* **WRITTEN PROBLEM**
Transcribe the full listing exactly, and drop every picture.

* **INFORMATION PROVIDED**
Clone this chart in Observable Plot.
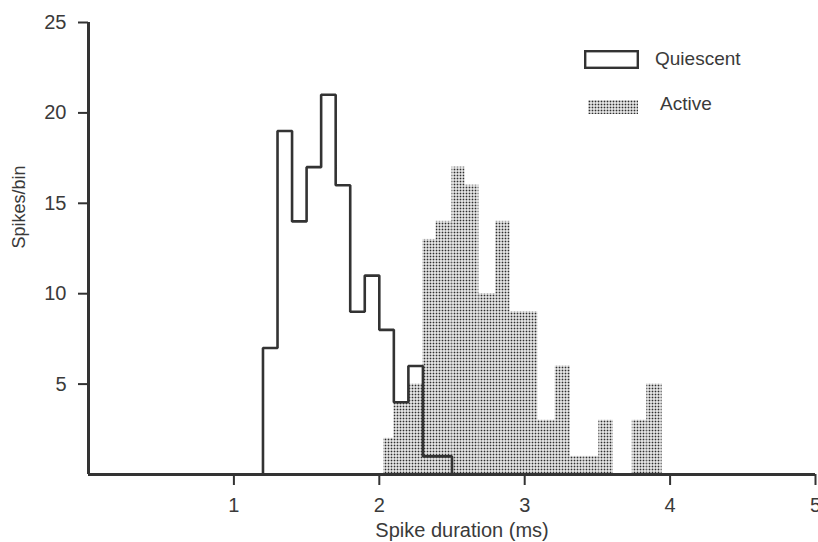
<!DOCTYPE html>
<html><head><meta charset="utf-8">
<script src="https://cdn.jsdelivr.net/npm/d3@7"></script>
<script src="https://cdn.jsdelivr.net/npm/@observablehq/plot@0.6"></script>
<style>
body{margin:0;background:#fff;}
#wrap{position:relative;width:818px;height:542px;overflow:hidden;background:#fff;}
.lg{position:absolute;font-family:"Liberation Sans",Arial,sans-serif;font-size:19px;color:#3a3a3a;line-height:1;}
</style></head><body>
<svg width="0" height="0" style="position:absolute">
  <defs>
    <pattern id="dots" width="3" height="3" patternUnits="userSpaceOnUse">
      <rect x="0.6" y="0.6" width="1.8" height="1.8" fill="#2e2e2e"></rect>
    </pattern>
  </defs>
</svg>
<div id="wrap"></div>
<script>
// Quiescent histogram (bin edges in ms, counts per bin)
const quiescentEdges = [1.2,1.3,1.4,1.5,1.6,1.7,1.8,1.9,2.0,2.1,2.2,2.3,2.4,2.5];
const quiescentCounts = [7,19,14,17,21,16,9,11,8,4,6,1,1];
// Active histogram (bin edges in ms, counts per bin)
const activeEdges = [2.03,2.1,2.2,2.3,2.39,2.5,2.59,2.685,2.8,2.9,3.0,3.09,3.21,3.315,3.41,3.51,3.61,3.74,3.84,3.945];
const activeCounts = [2,4,5,13,14,17,16,10,14,9,9,3,6,1,1,3,0,3,5];
// Axes
const xTicks = [1,2,3,4,5];
const yTicks = [5,10,15,20,25];
const xTitle = "Spike duration (ms)";
const yTitle = "Spikes/bin";
const seriesNames = ["Quiescent","Active"];

const activeBins = activeCounts.map((c,i)=>({x1:activeEdges[i], x2:activeEdges[i+1], y:c}));
const qLine = [{x:quiescentEdges[0], y:0}];
quiescentCounts.forEach((c,i)=>{ qLine.push({x:quiescentEdges[i], y:c}); qLine.push({x:quiescentEdges[i+1], y:c}); });
qLine.push({x:quiescentEdges[quiescentEdges.length-1], y:0});

const ink = "#333";
const chart = Plot.plot({
  width: 818, height: 542,
  marginLeft: 88, marginRight: 3, marginTop: 22, marginBottom: 68,
  style: {fontFamily: '"Liberation Sans", Arial, sans-serif', fontSize: "20px", color: "#3a3a3a", background: "#fff"},
  x: {domain: [0,5]},
  y: {domain: [0,25]},
  marks: [
    Plot.rectY(activeBins, {x1:"x1", x2:"x2", y:"y", fill:"url(#dots)", inset:0}),
    Plot.line(qLine, {x:"x", y:"y", stroke: ink, strokeWidth: 2.6, strokeLinejoin:"miter", strokeLinecap:"square"}),
    Plot.axisX({ticks: xTicks, tickSize: 11, tickPadding: 12, tickFormat: d=>String(d), label: null, stroke: ink, strokeWidth: 2, fontSize: 20}),
    Plot.axisY({ticks: yTicks, tickSize: 10, tickPadding: 12, tickFormat: d=>String(d), label: null, stroke: ink, strokeWidth: 2, fontSize: 20}),
    Plot.ruleY([0], {stroke: ink, strokeWidth: 3}),
    Plot.ruleX([0], {stroke: ink, strokeWidth: 3}),
    Plot.text([xTitle], {frameAnchor:"bottom", dy: 48, dx: 10, lineAnchor:"top", fontSize: 20, fill:"#3a3a3a"}),
    Plot.text([yTitle], {frameAnchor:"left", dx: -69, rotate: -90, lineAnchor:"middle", fontSize: 18, fill:"#3a3a3a"})
  ]
});
const wrap = document.getElementById("wrap");
wrap.appendChild(chart);

// Legend
function add(html, style){ const d=document.createElement("div"); d.className="lg"; d.innerHTML=html; Object.assign(d.style, style); wrap.appendChild(d); }
add('<svg width="55" height="19"><rect x="1.2" y="1.2" width="52.6" height="16.6" fill="none" stroke="#333" stroke-width="2.4"/></svg>', {left:"584px", top:"50px"});
add(seriesNames[0], {left:"655px", top:"49px"});
add('<svg width="50" height="14"><rect x="0" y="0" width="50" height="14" fill="url(#dots)"/></svg>', {left:"588px", top:"98px"});
add(seriesNames[1], {left:"660px", top:"94px"});
</script>
</body></html>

* **WRITTEN RESPONSE**
Clone this chart in Observable Plot.
<!DOCTYPE html>
<html><head><meta charset="utf-8">
<script src="https://cdn.jsdelivr.net/npm/d3@7"></script>
<script src="https://cdn.jsdelivr.net/npm/@observablehq/plot@0.6"></script>
<style>
body{margin:0;background:#fff;}
#wrap{position:relative;width:818px;height:542px;overflow:hidden;background:#fff;}
.lg{position:absolute;font-family:"Liberation Sans",Arial,sans-serif;font-size:19px;color:#3a3a3a;line-height:1;}
</style></head><body>
<svg width="0" height="0" style="position:absolute">
  <defs>
    <pattern id="dots" width="3" height="3" patternUnits="userSpaceOnUse">
      <rect x="0.6" y="0.6" width="1.8" height="1.8" fill="#2e2e2e"></rect>
    </pattern>
  </defs>
</svg>
<div id="wrap"></div>
<script>
// Quiescent histogram (bin edges in ms, counts per bin)
const quiescentEdges = [1.2,1.3,1.4,1.5,1.6,1.7,1.8,1.9,2.0,2.1,2.2,2.3,2.4,2.5];
const quiescentCounts = [7,19,14,17,21,16,9,11,8,4,6,1,1];
// Active histogram (bin edges in ms, counts per bin)
const activeEdges = [2.03,2.1,2.2,2.3,2.39,2.5,2.59,2.685,2.8,2.9,3.0,3.09,3.21,3.315,3.41,3.51,3.61,3.74,3.84,3.945];
const activeCounts = [2,4,5,13,14,17,16,10,14,9,9,3,6,1,1,3,0,3,5];
// Axes
const xTicks = [1,2,3,4,5];
const yTicks = [5,10,15,20,25];
const xTitle = "Spike duration (ms)";
const yTitle = "Spikes/bin";
const seriesNames = ["Quiescent","Active"];

const activeBins = activeCounts.map((c,i)=>({x1:activeEdges[i], x2:activeEdges[i+1], y:c}));
const qLine = [{x:quiescentEdges[0], y:0}];
quiescentCounts.forEach((c,i)=>{ qLine.push({x:quiescentEdges[i], y:c}); qLine.push({x:quiescentEdges[i+1], y:c}); });
qLine.push({x:quiescentEdges[quiescentEdges.length-1], y:0});

const ink = "#333";
const chart = Plot.plot({
  width: 818, height: 542,
  marginLeft: 88, marginRight: 3, marginTop: 22, marginBottom: 68,
  style: {fontFamily: '"Liberation Sans", Arial, sans-serif', fontSize: "20px", color: "#3a3a3a", background: "#fff"},
  x: {domain: [0,5]},
  y: {domain: [0,25]},
  marks: [
    Plot.rectY(activeBins, {x1:"x1", x2:"x2", y:"y", fill:"url(#dots)", inset:0}),
    Plot.line(qLine, {x:"x", y:"y", stroke: ink, strokeWidth: 2.6, strokeLinejoin:"miter", strokeLinecap:"square"}),
    Plot.axisX({ticks: xTicks, tickSize: 11, tickPadding: 12, tickFormat: d=>String(d), label: null, stroke: ink, strokeWidth: 2, fontSize: 20}),
    Plot.axisY({ticks: yTicks, tickSize: 10, tickPadding: 12, tickFormat: d=>String(d), label: null, stroke: ink, strokeWidth: 2, fontSize: 20}),
    Plot.ruleY([0], {stroke: ink, strokeWidth: 3}),
    Plot.ruleX([0], {stroke: ink, strokeWidth: 3}),
    Plot.text([xTitle], {frameAnchor:"bottom", dy: 48, dx: 10, lineAnchor:"top", fontSize: 20, fill:"#3a3a3a"}),
    Plot.text([yTitle], {frameAnchor:"left", dx: -69, rotate: -90, lineAnchor:"middle", fontSize: 18, fill:"#3a3a3a"})
  ]
});
const wrap = document.getElementById("wrap");
wrap.appendChild(chart);

// Legend
function add(html, style){ const d=document.createElement("div"); d.className="lg"; d.innerHTML=html; Object.assign(d.style, style); wrap.appendChild(d); }
add('<svg width="55" height="19"><rect x="1.2" y="1.2" width="52.6" height="16.6" fill="none" stroke="#333" stroke-width="2.4"/></svg>', {left:"584px", top:"50px"});
add(seriesNames[0], {left:"655px", top:"49px"});
add('<svg width="50" height="14"><rect x="0" y="0" width="50" height="14" fill="url(#dots)"/></svg>', {left:"588px", top:"98px"});
add(seriesNames[1], {left:"660px", top:"94px"});
</script>
</body></html>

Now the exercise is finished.